**What is being asked**
Only the lines from the start of the data to the line containing "1100, 1300, 1500];", both included, should be output, exactly and without pictures.
- - -
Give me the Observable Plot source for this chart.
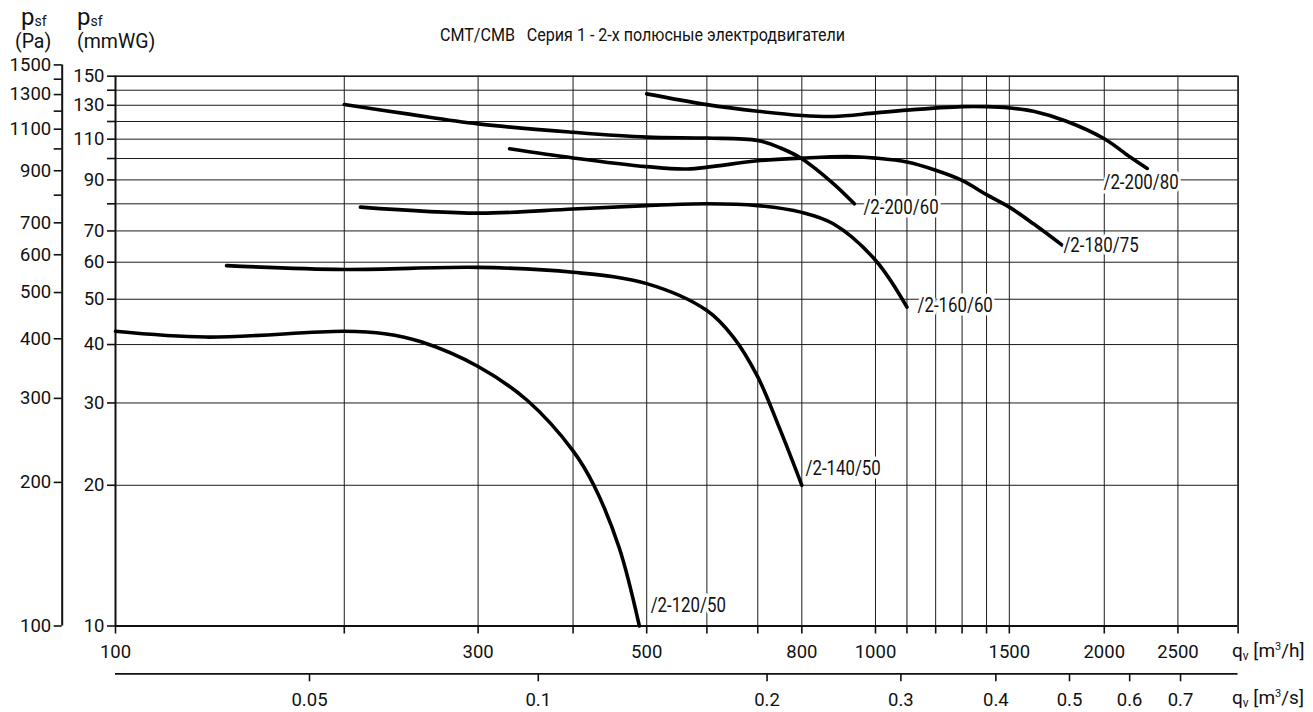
<!DOCTYPE html>
<html>
<head>
<meta charset="utf-8">
<script src="https://cdn.jsdelivr.net/npm/d3@7"></script>
<script src="https://cdn.jsdelivr.net/npm/@observablehq/plot@0.6"></script>
<style>
  html, body { margin: 0; padding: 0; background: #fff; }
  #wrap { width: 1313px; height: 712px; overflow: hidden; }
</style>
</head>
<body>
<div id="wrap"></div>
<script>
// ---------- axes / ticks ----------
const qGrid    = [100, 200, 300, 400, 500, 600, 700, 800, 1000, 1100, 1200, 1300, 1400, 1500, 2000, 2500, 3000];
const qLabels  = [100, 300, 500, 800, 1000, 1500, 2000, 2500];
const msTicks  = [0.05, 0.1, 0.2, 0.3, 0.4, 0.5, 0.6, 0.7];
const mmGrid   = [10, 20, 30, 40, 50, 60, 70, 80, 90, 100, 110, 120, 130, 140, 150];
const mmLabels = [10, 20, 30, 40, 50, 60, 70, 90, 110, 130, 150];
const paTicks  = [100, 200, 300, 400, 500, 600, 700, 800, 900, 1000, 1100, 1200, 1300, 1400, 1500];
const paLabels = [100, 200, 300, 400, 500, 600, 700, 900, 1100, 1300, 1500];

// ---------- curves (q in m3/h, p in mmWG) ----------
const names = ["/2-120/50", "/2-140/50", "/2-160/60", "/2-200/60", "/2-180/75", "/2-200/80"];

const q120_50 = [100, 131.5, 200, 226, 253, 300, 348, 400, 426, 460, 489];
const p120_50 = [42.7, 41.5, 42.7, 42.2, 40.5, 35.9, 30.4, 23.7, 20.0, 14.7, 10.0];

const q140_50 = [140, 200, 300, 400, 500, 600, 650, 700, 747, 800];
const p140_50 = [59.0, 57.9, 58.5, 57.1, 54.0, 47.3, 41.5, 34.1, 26.6, 20.0];

const q160_60 = [210, 300, 400, 500, 600, 700, 800, 880, 1000, 1100];
const p160_60 = [78.7, 76.4, 78.0, 79.3, 80.0, 79.3, 76.7, 72.5, 60.6, 48.1];

const q200_60 = [200, 242, 300, 400, 500, 600, 700, 750, 800, 880, 938];
const p200_60 = [130.5, 124.6, 118.6, 113.8, 111.1, 110.6, 109.3, 105.3, 99.9, 88.4, 80.0];

const q180_75 = [330, 400, 500, 566, 700, 800, 918, 1000, 1100, 1200, 1300, 1400, 1500, 1614, 1762];
const p180_75 = [104.9, 100.3, 96.1, 95.0, 98.9, 100.2, 101.0, 100.2, 98.3, 94.4, 89.8, 83.7, 78.7, 72.5, 65.2];

const q200_80 = [500, 600, 700, 800, 880, 1000, 1100, 1300, 1400, 1500, 1614, 1787, 2000, 2165, 2278];
const p200_80 = [137.5, 130.4, 126.2, 123.6, 123.0, 125.2, 126.9, 129.1, 129.1, 128.3, 126.2, 120.0, 110.2, 100.6, 95.2];

// label anchors (left edge / vertical middle of each curve name)
const labelQ = [506, 809, 1136, 964, 1767, 1995];
const labelP = [11.1, 21.8, 48.5, 78.6, 65.2, 88.9];

// The Pa scale on the drawing is spaced slightly wider than the mmWG scale
const paDecade = 477.1, mmDecade = 467.5;
const paToMm = P => 10 * Math.pow(P / 100, paDecade / mmDecade);
const mmToPa = m => 100 * Math.pow(m / 10, mmDecade / paDecade);

const seriesQ = [q120_50, q140_50, q160_60, q200_60, q180_75, q200_80];
const seriesP = [p120_50, p140_50, p160_60, p200_60, p180_75, p200_80];
const curveRows = names.flatMap((n, k) => seriesQ[k].map((q, i) => ({name: n, q, p: seriesP[k][i]})));
const labelRows = names.map((n, i) => ({name: n, q: labelQ[i], p: labelP[i]}));

const FONT = "Roboto, 'DejaVu Sans', sans-serif";
const GRID = "#1c1c1c";
const TICKFONT = 18.5;

const chart = Plot.plot({
  width: 1313,
  height: 712,
  marginLeft: 115,
  marginRight: 75.4,
  marginTop: 75.7,
  marginBottom: 86.5,
  style: {fontFamily: FONT, fontSize: "18px", color: "#111", background: "#fff", overflow: "visible"},
  x: {type: "log", domain: [100, 3000], label: null},
  y: {type: "log", domain: [10, 150], label: null},
  marks: [
    Plot.ruleY(mmGrid, {stroke: GRID, strokeWidth: 1}),
    Plot.ruleX(qGrid, {stroke: GRID, strokeWidth: 1}),
    Plot.ruleY([150], {stroke: GRID, strokeWidth: 1.5}),
    Plot.ruleX([3000], {stroke: GRID, strokeWidth: 1.5}),
    Plot.ruleX([100], {stroke: "#111", strokeWidth: 2}),
    Plot.ruleY([10], {stroke: "#111", strokeWidth: 2}),

    // mmWG axis
    Plot.axisY(mmGrid, {tickSize: 8, tickPadding: 3, strokeWidth: 1.6, label: null, fontSize: TICKFONT,
      tickFormat: d => mmLabels.includes(d) ? String(d) : ""}),

    // Pa axis
    Plot.ruleX([100], {y1: 10, y2: paToMm(1500), dx: -53.3, stroke: "#111", strokeWidth: 2}),
    Plot.axisY(paTicks.map(paToMm), {tickSize: 8, tickPadding: 3, dx: -53.3, strokeWidth: 1.6, label: null, fontSize: TICKFONT,
      tickFormat: d => { const P = Math.round(mmToPa(d)); return paLabels.includes(P) ? String(P) : ""; }}),

    // m3/h axis
    Plot.axisX(qGrid, {tickSize: 8, tickPadding: 11, strokeWidth: 1.6, label: null, fontSize: TICKFONT,
      tickFormat: d => qLabels.includes(d) ? String(d) : ""}),

    // m3/s axis
    Plot.ruleY([10], {dy: 47.8, stroke: "#111", strokeWidth: 1.8}),
    Plot.axisX(msTicks.map(v => v * 3600), {tickSize: 8, tickPadding: 11, dy: 47.8, strokeWidth: 1.6, label: null, fontSize: TICKFONT,
      tickFormat: d => { const v = msTicks.find(m => Math.abs(m * 3600 - d) < 1e-6); return String(v); }}),

    // fan curves
    Plot.line(curveRows, {x: "q", y: "p", z: "name", stroke: "#000", strokeWidth: 3.6,
      strokeLinecap: "round", curve: "catmull-rom"}),

    // curve names
    Plot.text(labelRows, {x: "q", y: "p", text: "name", textAnchor: "start", lineAnchor: "middle",
      fontSize: 21, fill: "#111", stroke: "#fff", strokeWidth: 7, strokeLinejoin: "round"})
  ]
});

document.getElementById("wrap").appendChild(chart);

const svg = d3.select(chart);

// condensed look for the curve names (the drawing uses a narrow typeface)
svg.selectAll('g[aria-label="text"] text').each(function () {
  const w = this.getComputedTextLength();
  d3.select(this).attr("textLength", (w * 0.8).toFixed(1)).attr("lengthAdjust", "spacingAndGlyphs");
});

// ---------- header texts ----------
function addText(x, y, parts, width) {
  const t = svg.append("text")
    .attr("x", x).attr("y", y)
    .attr("text-anchor", "start")
    .attr("fill", "#111")
    .style("text-anchor", "start")
    .style("font-family", FONT)
    .style("white-space", "pre");
  for (const [s, size, dy] of parts) {
    t.append("tspan").attr("dy", dy || 0).style("font-size", size + "px").text(s);
  }
  if (width) t.attr("textLength", width).attr("lengthAdjust", "spacingAndGlyphs");
  return t;
}

addText(21, 25, [["p", 24], ["sf", 14, 1]]);
addText(15, 48, [["(Pa)", 19.5]]);
addText(77, 25, [["p", 24], ["sf", 14, 1]]);
addText(77, 48, [["(mmWG)", 19.5]]);

addText(440, 41, [["CMT/CMB   Серия 1 - 2-х полюсные электродвигатели", 18.5]], 405);

addText(1232, 657, [["q", 19], ["v", 12, 3], [" [m", 19, -3], ["3", 11, -7], ["/h]", 19, 7]]);
addText(1232, 704, [["q", 19], ["v", 12, 3], [" [m", 19, -3], ["3", 11, -7], ["/s]", 19, 7]]);
</script>
</body>
</html>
- - -
**Task output**
Give me the Observable Plot source for this chart.
<!DOCTYPE html>
<html>
<head>
<meta charset="utf-8">
<script src="https://cdn.jsdelivr.net/npm/d3@7"></script>
<script src="https://cdn.jsdelivr.net/npm/@observablehq/plot@0.6"></script>
<style>
  html, body { margin: 0; padding: 0; background: #fff; }
  #wrap { width: 1313px; height: 712px; overflow: hidden; }
</style>
</head>
<body>
<div id="wrap"></div>
<script>
// ---------- axes / ticks ----------
const qGrid    = [100, 200, 300, 400, 500, 600, 700, 800, 1000, 1100, 1200, 1300, 1400, 1500, 2000, 2500, 3000];
const qLabels  = [100, 300, 500, 800, 1000, 1500, 2000, 2500];
const msTicks  = [0.05, 0.1, 0.2, 0.3, 0.4, 0.5, 0.6, 0.7];
const mmGrid   = [10, 20, 30, 40, 50, 60, 70, 80, 90, 100, 110, 120, 130, 140, 150];
const mmLabels = [10, 20, 30, 40, 50, 60, 70, 90, 110, 130, 150];
const paTicks  = [100, 200, 300, 400, 500, 600, 700, 800, 900, 1000, 1100, 1200, 1300, 1400, 1500];
const paLabels = [100, 200, 300, 400, 500, 600, 700, 900, 1100, 1300, 1500];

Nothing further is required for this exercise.